Matched span: Golden Retriever
Root token: Retriever
Root head token: have
Previous token: a DET


The **phrase matcher** is another helpful tool to find sequences of words in your data.
It performs a keyword search on the document, but instead of only finding strings, it gives you direct access to the tokens in context. It takes Doc objects as patterns. It's also really fast. This makes it very useful for matching large dictionaries and word lists on large volumes of text.

In [35]:
from spacy.matcher import PhraseMatcher

matcher = PhraseMatcher(nlp.vocab)

# Note that case matters: "golden retriever" is not found.
pattern = nlp("Golden Retriever")

matcher.add('DOG', None, pattern)
doc = nlp("I have a Golden Retriever")

# Iterate over the matches
for match_id, start, end in matcher(doc):
    # Get the matched span
    span = doc[start:end]
    print('Matched span:', span.text)

Matched span: Golden Retriever


Both patterns in this exercise contain mistakes and won’t match as expected. Can you fix them? If you get stuck, try printing the tokens in the doc to see how the text will be split and adjust the pattern so that each dictionary represents one token.

* Edit `pattern1` so that it correctly matches all case-insensitive mentions of "Amazon" plus a title-cased proper noun.
* Edit `pattern2` so that it correctly matches all case-insensitive mentions of "ad-free", plus the following noun.

In [40]:
import spacy
from spacy.matcher import Matcher

nlp = spacy.load("en_core_web_sm")
doc = nlp(
    "Twitch Prime, the perks program for Amazon Prime members offering free "
    "loot, games and other benefits, is ditching one of its best features: "
    "ad-free viewing. According to an email sent out to Amazon Prime members "
    "today, ad-free viewing will no longer be included as a part of Twitch "
    "Prime for new members, beginning on September 14. However, members with "
    "existing annual subscriptions will be able to continue to enjoy ad-free "
    "viewing until their subscription comes up for renewal. Those with "
    "monthly subscriptions will have access to ad-free viewing until October 15."
)

# Create the match patterns
pattern1 = [{"LOWER": "Amazon"}, {"IS_TITLE": True}, {"POS": "PROPN"}]
pattern2 = [{"LOWER": "ad-free"}, {"POS": "NOUN"}]

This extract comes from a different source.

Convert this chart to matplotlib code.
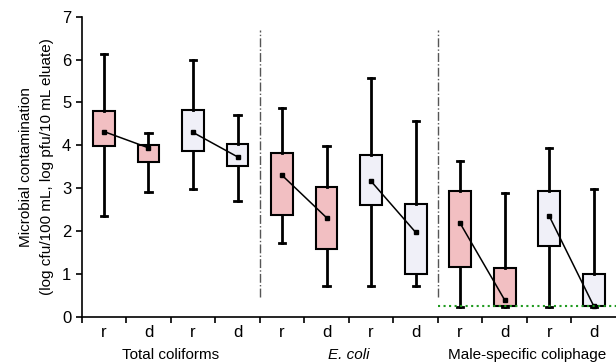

# Initialize the Matcher and add the patterns
matcher = Matcher(nlp.vocab)
matcher.add("PATTERN1", None, pattern1)
matcher.add("PATTERN2", None, pattern2)

# Iterate over the matches
for match_id, start, end in matcher(doc):
    # Print pattern string name and text of matched span
    print(doc.vocab.strings[match_id], doc[start:end].text)

In [37]:
doc

Twitch Prime, the perks program for Amazon Prime members offering free loot, games and other benefits, is ditching one of its best features: ad-free viewing. According to an email sent out to Amazon Prime members today, ad-free viewing will no longer be included as a part of Twitch Prime for new members, beginning on September 14. However, members with existing annual subscriptions will be able to continue to enjoy ad-free viewing until their subscription comes up for renewal. Those with monthly subscriptions will have access to ad-free viewing until October 15.